The civil penalties could run well above $20 billion (18.6 billion euros) according to the suit, filed by the US Justice Department on behalf of the Environmental Protection Agency. "The fact that the US Justice Department is getting involved is a surprise. And it is a sign that the US authorities are highly dissatisfied" with the way VW has handled the affair so far, said Ferdinand Dudenhoeffer, expert at the Center for Automotive Research at the university of Duisburg and Essen, Germany.
"The anger in the United States is tangible," he said. "VW can no longer play for time." The development sparked fears that the US authorities could slap much bigger fines on VW than have previously been expected, with figures of as much as $90 billion circulating in media reports. That has spooked investors, with VW shares - which in recent weeks have managed to regain some of the ground lost since the scandal broke in September - the biggest loser on the Frankfurt stock exchange Tuesday with losses of 4.0 percent. But Equinet analyst Holger Schmidt suggested the fines could be exaggerated and would actually come out much lower in the end.
Dudenhoeffer agreed. "These numbers are completely unrealistic," he argued. Until now, most observers had suggested that VW could face fines of up to $18 billion in the US. "The US authorities clearly want to set an example," said another auto industry expert, Stefan Bratzel of the Center of Automotive Management in Bergisch Gladbach, western Germany.
But it was unlikely that VW would be fined the maximum amount, he said. The final amount was "highly speculative, but it will probably come out in the single-digit billions," or not more than nine billion dollars, Bratzel predicted. Nevertheless, VW is being sued by private customers in the US who are seeking many more billions in possible compensation. In December, VW announced it has hired US lawyer Kenneth Feinberg to handle the complaints.
Feinberg is known for handling large consumer compensation cases such as the deadly ignition switches used in some General Motors cars. In Europe, VW is scheduled to start recalling some 8.5 million affected vehicles in Europe this month, which is expected to cost a relatively modest 500 million euros. But the company is still a long way from reaching an agreement with the US authorities who exposed the scam in the first place. "The anti-pollution regulations in the US are a great deal stricter than in Europe, and the easy and inexpensive technical solutions agreed in Europe won't be sufficient on the other side of the Atlantic," said Bratzel.

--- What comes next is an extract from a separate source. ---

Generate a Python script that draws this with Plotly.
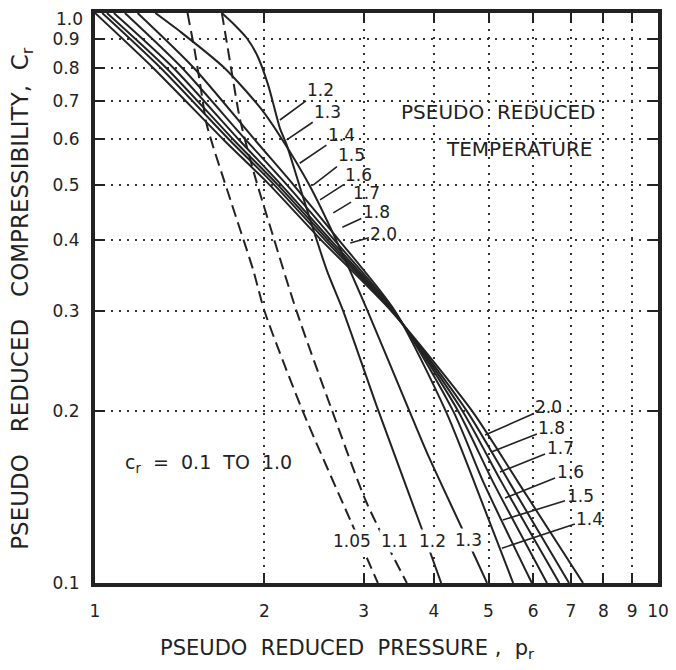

"In the extreme case, VW won't be able to find a technical solution for the United States. That means that a re-fit would not be viable" and VW would simply have to buy back all the vehicles affected, Bratzel said. US authorities could even impose a deadline for VW to find a solution and if it fails, it would have to withdraw all 600,000 affected vehicles from the roads in the US, the expert suggested. VW itself did not respond directly to the news of the US lawsuit, saying simply that it was examining the complaint. And it stressed that it would continue to cooperate closely with US authorities. VW's new chief executive Matthias Mueller is scheduled to travel to the United States next week where he will meet "political leaders", the group said, without revealing any details. The so-called "diesel-gate" affair has hit VW's sales and in a magazine interview last month, Mueller said the carmaker was abandoning its ambition to become the world's biggest carmaker ahead of Japanese rival Toyota. The company said Tuesday its sales in the US fell by nine percent in December, and by five percent in 2015 overall.